数据样本:
2017/07/28 sina.com/lady/
2017/07/28 sina.com/play
2017/07/28 sina.com/movie
2017/07/28 sina.com/music
2017/07/28 sina.com/sport
2017/07/28 sina.com/sport
2017/07/28 163.com/sport......等
#中间是空格
-
访问次数的top-n实现
mapreduce实现,首先map对取数据进行分割,写入到context中。
package mapreduce.page_topn;
//省略各种包
public class PageTopMapper extends Mapper<LongWritable, Text, Text, IntWritable>{
@Override
protected void map(LongWritable key, Text values, Context context)
throws IOException, InterruptedException {
String line = values.toString();
String[] firlds = line.split(" ");
//写入<网页,次数>
context.write(new Text(firlds[1]), new IntWritable(1));
}
}
reduce拿到map的<key,value>的成组数据进行统计,将PageCount类封装网页名称和次数数据,reduce task将统计的<网页,总次数>的pagecount类put到TreeMap中,在PageCount类中实现排序方法,完成之后会调用cleanup方法,对cleanup方法进行重写,遍历前n此拿到的即是网页浏览次数前n的数据。
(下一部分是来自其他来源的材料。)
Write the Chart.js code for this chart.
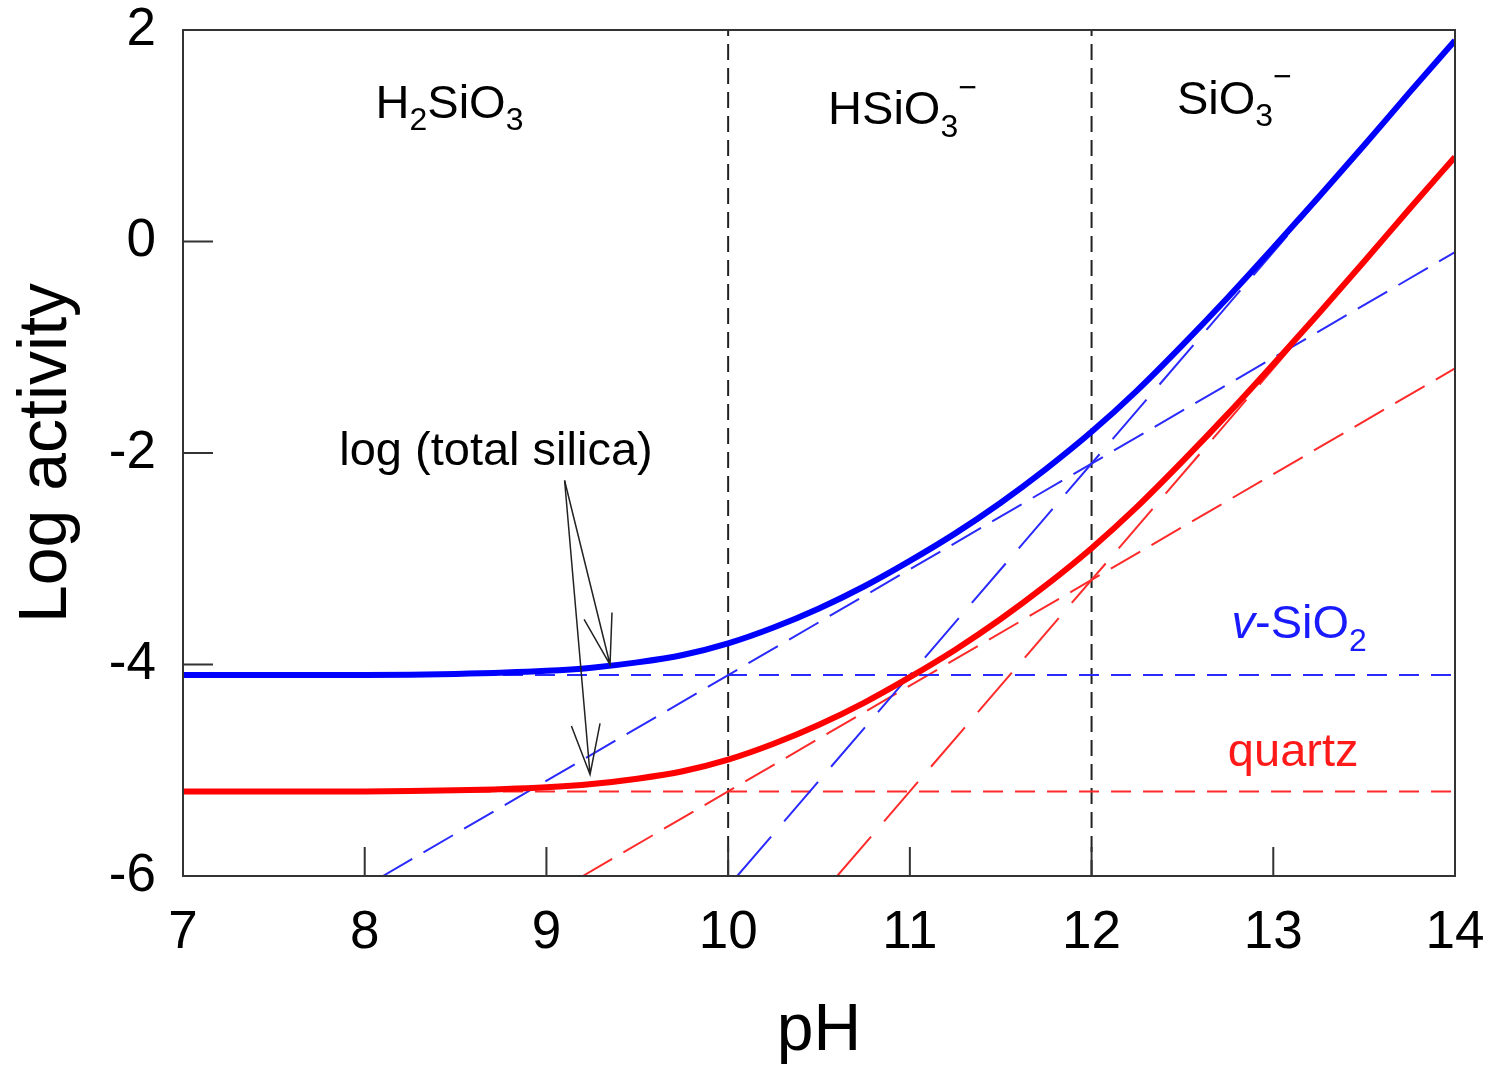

package mapreduce.page_topn;
//省略各种包
public class PageTopReducer extends Reducer<Text, IntWritable, Text, IntWritable>{
TreeMap<PageCount, Object> treeMap = new TreeMap<>();
@Override
protected void reduce(Text key, Iterable<IntWritable> values,Context context) throws IOException, InterruptedException {
int count=0;
for (IntWritable value : values) {
count += value.get();
}
//将网页名称和次数封装到PageCount类中,在PageCount类中重写排序方法
PageCount pageC